Beyond the statistics, however, there were other elements that made the match special. Both men were gracious in their acknowledgments of each other.

“It’s not impossible,” Djokovic said, “but it’s very, very difficult to stay with Rafa in this court, throughout the whole match, on the highest level of performance. I played at the maximum of my power, my strength, and my capability,” Djokovic added, “but Rafa was the best player.”

“Well,” Nadal said, “in matches like this every moment is crucial. All the points are so hard. Playing against Novak always is a great challenge. Every time I have a chance to beat him I am playing at my limit.”

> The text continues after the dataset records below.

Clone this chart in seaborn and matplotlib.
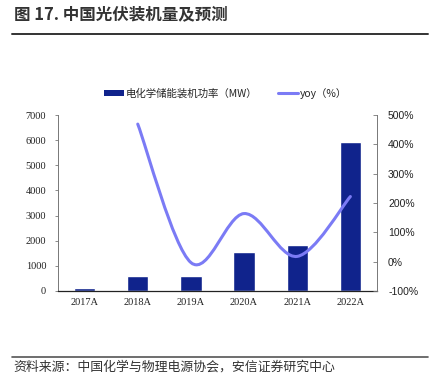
import numpy as np
import pandas as pd
import matplotlib
matplotlib.use("Agg")
import matplotlib.pyplot as plt
import seaborn as sns
from matplotlib.path import Path
from matplotlib.patches import PathPatch, Patch
from matplotlib.lines import Line2D

# 数据
years = ["2017A", "2018A", "2019A", "2020A", "2021A", "2022A"]
power_mw = [100, 600, 580, 1550, 1830, 5920]
yoy = [np.nan, 4.69, -0.03, 1.64, 0.18, 2.22]

title = "图 17. 中国光伏装机量及预测"
source = "资料来源：中国化学与物理电源协会，安信证券研究中心"
bar_label = "电化学储能装机功率（MW）"
line_label = "yoy（%）"

bar_color = "#10238c"
line_color = "#7b7bf5"

sns.set_style("white")
plt.rcParams["font.family"] = ["Noto Sans CJK SC", "DejaVu Sans"]

fig = plt.figure(figsize=(4.31, 3.88), dpi=100)
ax = fig.add_axes([0.1346, 0.25, 0.74, 0.4536])

df = pd.DataFrame({"year": years, "mw": power_mw})
sns.barplot(data=df, x="year", y="mw", color=bar_color, width=0.4,
            saturation=1, ax=ax)
ax.set_xlim(-0.5, len(years) - 0.5)
ax.set_ylim(0, 7000)
ax.set_yticks(range(0, 7001, 1000))
ax.set_xlabel("")
ax.set_ylabel("")

serif = "Liberation Serif"
for lab in ax.get_yticklabels():
    lab.set_fontfamily(serif)
for lab in ax.get_xticklabels():
    lab.set_fontfamily(serif)
ax.tick_params(axis="y", labelsize=7.5, length=2.5, width=0.6, color="#777777",
               left=True, pad=6, labelcolor="#222222")
ax.tick_params(axis="x", labelsize=7.5, length=0, pad=5, labelcolor="#222222")
for s in ["top", "right"]:
    ax.spines[s].set_visible(False)
ax.spines["left"].set_color("#777777")
ax.spines["left"].set_linewidth(0.7)
ax.spines["bottom"].set_color("#222222")
ax.spines["bottom"].set_linewidth(0.9)

# 右轴：yoy 平滑曲线
ax2 = ax.twinx()
ax2.set_ylim(-1.0, 5.0)
ax2.set_yticks(np.arange(-1.0, 5.01, 1.0))
ax2.set_yticklabels([f"{int(round(v * 100))}%" for v in np.arange(-1.0, 5.01, 1.0)],
                    fontfamily="Liberation Sans")
ax2.tick_params(axis="y", labelsize=7.5, direction="in", length=3, width=0.6,
                color="#777777", pad=8, labelcolor="#222222")
for s in ["top", "left", "bottom"]:
    ax2.spines[s].set_visible(False)
ax2.spines["right"].set_color("#777777")
ax2.spines["right"].set_linewidth(0.7)

xs = [i for i, v in enumerate(yoy) if not np.isnan(v)]
ys = [v for v in yoy if not np.isnan(v)]
verts = [(xs[0], ys[0])]
codes = [Path.MOVETO]
n = len(xs)
for i in range(n - 1):
    p0 = np.array([xs[max(i - 1, 0)], ys[max(i - 1, 0)]])
    p1 = np.array([xs[i], ys[i]])
    p2 = np.array([xs[i + 1], ys[i + 1]])
    p3 = np.array([xs[min(i + 2, n - 1)], ys[min(i + 2, n - 1)]])
    c1 = p1 + (p2 - p0) / 6
    c2 = p2 - (p3 - p1) / 6
    verts += [tuple(c1), tuple(c2), tuple(p2)]
    codes += [Path.CURVE4] * 3
ax2.add_patch(PathPatch(Path(verts, codes), facecolor="none",
                        edgecolor=line_color, lw=2.2, capstyle="round"))

# 图例
handles = [Patch(facecolor=bar_color, edgecolor="none"),
           Line2D([], [], color=line_color, lw=2.2)]
fig.legend(handles, [bar_label, line_label], loc="center",
           bbox_to_anchor=(0.524, 0.76), ncol=2, frameon=False,
           fontsize=7.5, handlelength=1.9, handleheight=0.6,
           handletextpad=0.2, columnspacing=2.0)

# 标题与来源
fig.text(0.032, 0.963, title, fontsize=11.9, fontweight="semibold",
         color="#333333", va="center", ha="left")
fig.add_artist(Line2D([0.028, 0.993], [0.912, 0.912], color="#333333", lw=1.4))
fig.add_artist(Line2D([0.028, 0.993], [0.08, 0.08], color="#555555", lw=1.2))
fig.text(0.032, 0.053, source, fontsize=9.3, color="#333333",
         va="center", ha="left")

fig.savefig("out.png", dpi=100, facecolor="white")
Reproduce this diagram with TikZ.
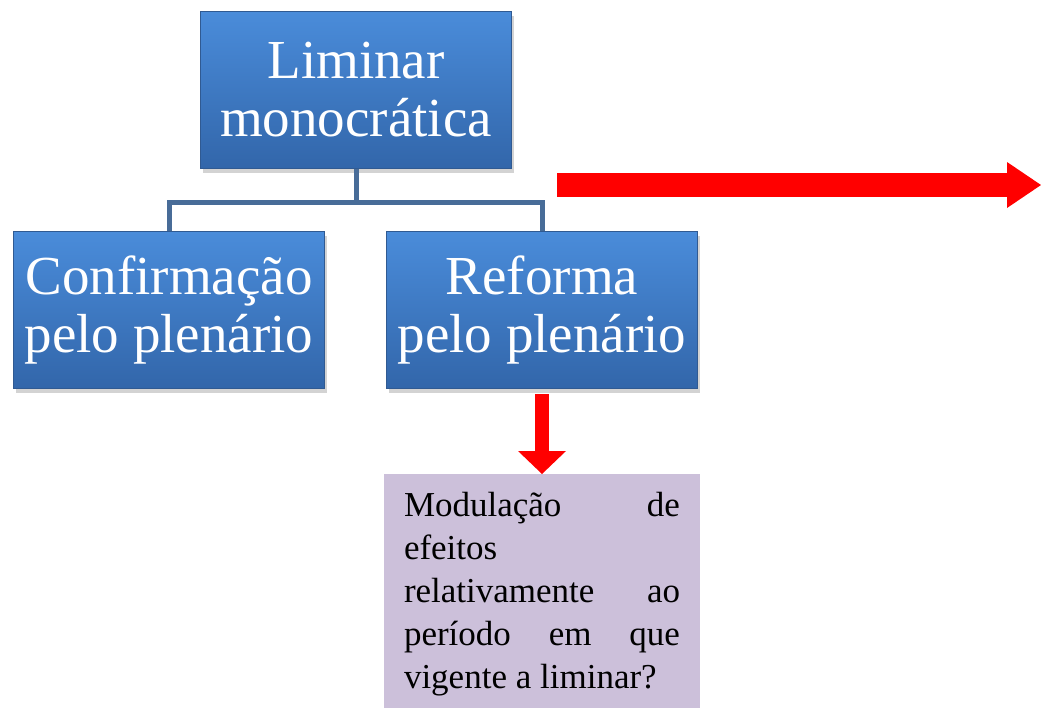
\documentclass[tikz,border=0pt]{standalone}
\usepackage{fontspec}
\setmainfont{Liberation Serif}
\usetikzlibrary{arrows.meta,shadows}
\definecolor{caixatopo}{RGB}{74,140,218}
\definecolor{caixabase}{RGB}{50,102,170}
\definecolor{caixaborda}{RGB}{48,90,146}
\definecolor{ramocor}{RGB}{72,108,152}
\definecolor{lilas}{RGB}{204,192,218}

\begin{document}
\begin{tikzpicture}[x=1pt,y=-1pt,
            caixa/.style={draw=caixaborda,line width=1pt,top color=caixatopo,bottom color=caixabase,
              text=white,align=center,inner sep=0pt,minimum width=311pt,minimum height=157pt,
              font=\fontsize{55}{58}\selectfont,
              drop shadow={shadow xshift=2pt,shadow yshift=-4pt,opacity=0.35}},
            ramo/.style={draw=ramocor,line width=5pt},
            seta/.style args={#1/#2/#3}{draw=red,line width=#1,-{Triangle[length=#2,width=#3,line width=0pt 0 0]}}]
  \useasboundingbox (0,0) rectangle (1041,707);
  % quadros
  \node[caixa] (liminar) at (356,90) {Liminar\\monocrática};
  \node[caixa] (confirm) at (169,310) {Confirmação\\pelo plenário};
  \node[caixa] (reforma) at (542,310) {Reforma\\pelo plenário};
  \node[fill=lilas,anchor=north,text width=276pt,align=justify,inner xsep=20pt,inner ysep=18pt,
        font=\fontsize{35}{43}\selectfont] (modula) at (542,474)
        {\hyphenpenalty=10000\relax\hbadness=10000\relax
         Modulação de\linebreak efeitos\newline relativamente ao\linebreak período em que\linebreak vigente a liminar?};
  % ligacoes
  \draw[ramo] (liminar.south) -- ++(0,33) -| (confirm.north);
  \draw[ramo] (liminar.south) -- ++(0,33) -| (reforma.north);
  % setas
  \coordinate (ini) at (557,185);
  \coordinate (fim) at (1041,185);
  \draw[seta=24pt/34pt/46pt] (ini) -- (fim);
  \draw[seta=14pt/23pt/48pt] ([yshift=-5pt]reforma.south) -- (modula.north);
\end{tikzpicture}
\end{document}
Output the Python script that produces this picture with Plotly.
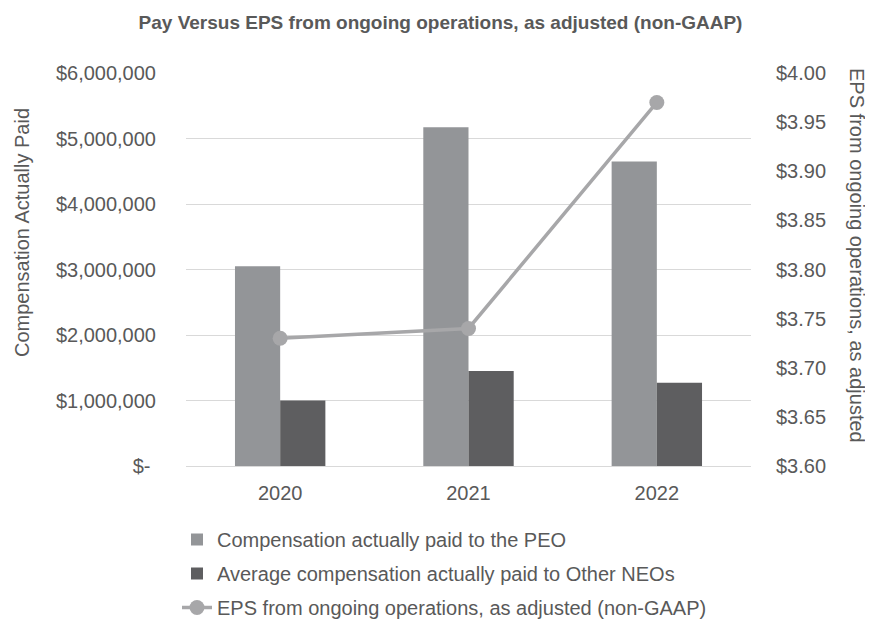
import plotly.graph_objects as go

years = ["2020", "2021", "2022"]
peo_cap = [3050000, 5170000, 4650000]
neo_cap = [1000000, 1450000, 1270000]
eps = [3.73, 3.74, 3.97]

left_tickvals = [0, 1000000, 2000000, 3000000, 4000000, 5000000, 6000000]
left_ticktext = ["$-\u00a0", "$1,000,000", "$2,000,000", "$3,000,000",
                 "$4,000,000", "$5,000,000", "$6,000,000"]
right_tickvals = [3.60, 3.65, 3.70, 3.75, 3.80, 3.85, 3.90, 3.95, 4.00]
right_ticktext = ["$%.2f" % v for v in right_tickvals]

FONT = "Liberation Sans, Arial, sans-serif"
TXT = "#595959"
OFF = 8  # page body margin
W, H = 873 - OFF, 620 - OFF
L, R, T, B = 186 - OFF, 122, 73 - OFF, 154
PW = W - L - R
PH = H - T - B


def px(x):
    return (x - OFF - L) / PW


def py(y):
    return (T + PH - (y - OFF)) / PH


fig = go.Figure()
fig.add_trace(go.Bar(x=years, y=peo_cap, name="Compensation actually paid to the PEO",
                     legendgroup="a",
                     marker=dict(color="#939598", line=dict(width=0))))
fig.add_trace(go.Bar(x=years, y=neo_cap, name="Average compensation actually paid to Other NEOs",
                     legendgroup="b",
                     marker=dict(color="#5E5E60", line=dict(width=0))))
fig.add_trace(go.Scatter(x=years, y=eps, yaxis="y2", mode="lines+markers",
                         name="EPS from ongoing operations, as adjusted (non-GAAP)",
                         legendgroup="c",
                         line=dict(color="#A7A7A9", width=3.5),
                         marker=dict(color="#A7A7A9", size=15)))

fig.update_layout(
    width=W, height=H,
    margin=dict(l=L, r=R, t=T, b=B, autoexpand=False),
    paper_bgcolor="white", plot_bgcolor="white",
    font=dict(family=FONT, color=TXT, size=20),
    barmode="group", bargap=0.52, bargroupgap=0,
    title=dict(text="<b>Pay Versus EPS from ongoing operations, as adjusted (non-GAAP)</b>",
               x=0.5, xanchor="center", y=1 - (22 - OFF) / H, yanchor="middle",
               font=dict(family=FONT, size=19, color=TXT)),
    xaxis=dict(showgrid=False, showline=True, linecolor="#D9D9D9", linewidth=1,
               ticks="", tickfont=dict(size=20, color=TXT), ticklabelstandoff=9,
               automargin=False),
    yaxis=dict(range=[0, 6000000], tickvals=left_tickvals, ticktext=left_ticktext,
               showgrid=True, gridcolor="#D9D9D9", gridwidth=1, zeroline=False,
               tickfont=dict(size=20, color=TXT), ticklabelstandoff=29, automargin=False),
    yaxis2=dict(range=[3.60, 4.00], tickvals=right_tickvals, ticktext=right_ticktext,
                overlaying="y", side="right", showgrid=False, zeroline=False,
                tickfont=dict(size=20, color=TXT), ticklabelstandoff=24, automargin=False),
    legend=dict(orientation="v", x=px(177), xanchor="left",
                y=py(520), yanchor="top",
                font=dict(size=20, color=TXT), bgcolor="rgba(0,0,0,0)",
                traceorder="grouped", tracegroupgap=5),
    showlegend=True,
)

fig.add_annotation(text="Compensation Actually Paid", textangle=-90,
                   xref="paper", yref="paper", x=px(22), y=py(233),
                   xanchor="center", yanchor="middle", showarrow=False,
                   font=dict(family=FONT, size=20, color=TXT))
fig.add_annotation(text="EPS from ongoing operations, as adjusted", textangle=90,
                   xref="paper", yref="paper", x=px(857), y=py(255),
                   xanchor="center", yanchor="middle", showarrow=False,
                   font=dict(family=FONT, size=20, color=TXT))

fig.write_html("out.html")
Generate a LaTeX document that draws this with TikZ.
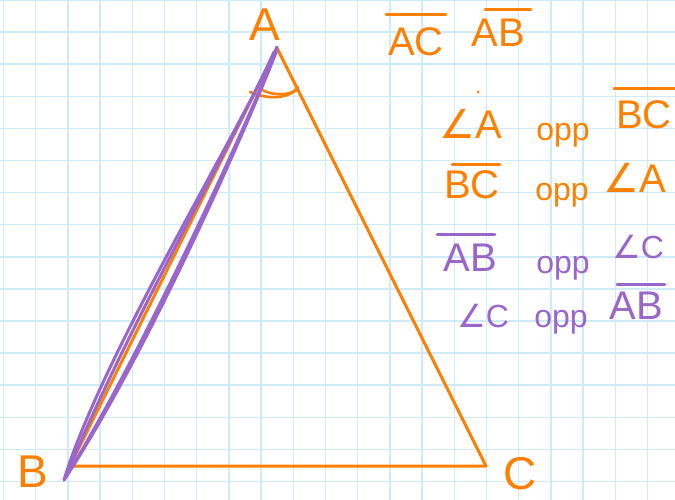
\documentclass[tikz,border=0pt]{standalone}
\usepackage{fontspec}
\setmainfont{Liberation Sans}
\newfontfamily\symfont{DejaVu Sans}
\definecolor{orng}{RGB}{255,128,0}
\definecolor{purp}{RGB}{153,102,204}
\definecolor{gridc}{RGB}{207,234,249}
\tikzset{
  gridline/.style={draw=gridc, line width=1.5pt},
  tri/.style={draw=orng, line width=3pt, line join=round, line cap=round},
  pur/.style={draw=purp, line width=3pt, line cap=round, line join=round},
  hw/.style={inner sep=0pt, font=\fontsize{40}{40}\selectfont},
  lbl/.style={inner sep=0pt, text=orng, font=\fontsize{46}{46}\selectfont},
  oppo/.style={inner sep=0pt, font=\fontsize{32}{32}\selectfont},
  ovo/.style={draw=orng, line width=3pt, line cap=round},
  ovp/.style={draw=purp, line width=3pt, line cap=round},
}
\begin{document}
\begin{tikzpicture}[x=1pt,y=-1pt]
\useasboundingbox[fill=white] (0,0) rectangle (675,500);
% grid
\foreach \k in {0,...,20} \draw[gridline] ({3.5+32.2*\k},0) -- ({3.5+32.2*\k},500);
\foreach \k in {0,...,15} \draw[gridline] (0,{32.1*\k}) -- (675,{32.1*\k});
% vertices
\coordinate (A) at (277,48);
\coordinate (B) at (70,466);
\coordinate (C) at (486,466);
\draw[tri] (A) -- (C) -- (B) -- cycle;
% angle mark at A
\draw[tri, line width=2.6pt] (250,92) .. controls (268,100) and (290,99) .. (298,87);
\draw[tri, line width=2.6pt] (258,85) .. controls (262,95) and (287,97) .. (297,90);
% purple strokes over AB
\draw[pur] (277,47) .. controls (240,130) and (100,360) .. (64,480);
\draw[pur] (64,480) .. controls (150,350) and (250,120) .. (277,50);
\draw[pur] (274,52) .. controls (232,145) and (118,345) .. (66,477);
\draw[pur] (67,475) .. controls (138,360) and (238,145) .. (275,54);
% vertex labels
\node[lbl] (la) at (265,25) {A};
\node[lbl] (lb) at (33,472) {B};
\node[lbl] (lc) at (520,474) {C};
% line 0
\node[hw, text=orng] (ac0) at (416,42) {AC};
\draw[ovo] ([yshift=13,xshift=-2]ac0.north west) -- ([yshift=13,xshift=2]ac0.north east);
\node[hw, text=orng] (ab0) at (498,33) {AB};
\draw[ovo] ([yshift=10,xshift=14]ab0.north west) -- ([yshift=10,xshift=6]ab0.north east);
% line 1
\node[hw, text=orng] (a1) at (471,124) {{\symfont ∠}A};
\fill[orng] (478,92) circle (1.5);
\node[oppo, text=orng] (o1) at (563,135) {opp};
\node[hw, text=orng] (bc1) at (644,115) {BC};
\draw[ovo] ([yshift=12,xshift=-2]bc1.north west) -- ([yshift=12,xshift=4]bc1.north east);
% line 2
\node[hw, text=orng] (bc2) at (472,185) {BC};
\draw[ovo] ([yshift=6,xshift=8]bc2.north west) -- ([yshift=6]bc2.north east);
\node[oppo, text=orng] (o2) at (562,195) {opp};
\node[hw, text=orng] (a2) at (635,178) {{\symfont ∠}A};
% line 3
\node[hw, text=purp] (ab3) at (470,258) {AB};
\draw[ovp] ([yshift=10,xshift=-6]ab3.north west) -- ([yshift=10,xshift=-2]ab3.north east);
\node[oppo, text=purp] (o3) at (563,268) {opp};
\node[hw, text=purp, font=\fontsize{32}{32}\selectfont] (c3) at (638,247) {{\symfont ∠}C};
% line 4
\node[hw, text=purp, font=\fontsize{32}{32}\selectfont] (c4) at (483,316) {{\symfont ∠}C};
\node[oppo, text=purp] (o4) at (561,322) {opp};
\node[hw, text=purp] (ab4) at (636,306) {AB};
\draw[ovp] ([yshift=8,xshift=8]ab4.north west) -- ([yshift=8,xshift=2]ab4.north east);
\end{tikzpicture}
\end{document}
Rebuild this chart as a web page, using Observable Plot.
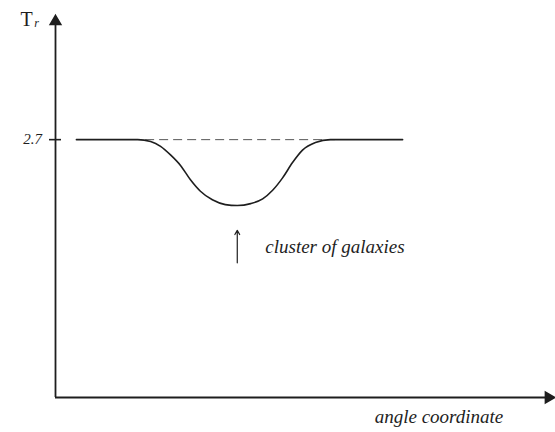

While both men were in top physical condition, Djokovic clearly suffered from an upset stomach in the 81 degree heat and 48% humidity. However, the Serbian player never complained. Nadal also appeared to struggle through a few back problems during the fourth set, but rallied to close out the match.

“For sure the day of today was very tough, very humid,” Nadalsaid. “The combination of two weeks of cold with the drastic change of yesterday and today, so today was the first real day that we play with that conditions. This big change I think affects us, affects our physical performance.”

During the many close line calls, both men remained calm as the umpire left his chair to confirm the ball marks in the clay. The French have yet to adopt the high-tech Hawk Eye used to verify close calls at Wimbledon and the U.S. Open.

Although Djokovic had just come off four recent wins against Nadal, he remained reflective in his post-match press conference.

“My best wasn’t as the best against him in Rome a couple weeks ago … He was a better player in the crucial moments. Of course it’s disappointing for me, but life goes on.”

Acknowledging his rival, Nadal said, “I’m sure that you will win here in the future. I don’t have any doubt about that.”

Two gentlemen met in Paris, both equal in skill and fortitude, and while one came away with a prize, both displayed equal amounts of dignity, respect, and self-determination in pursuit of excellence.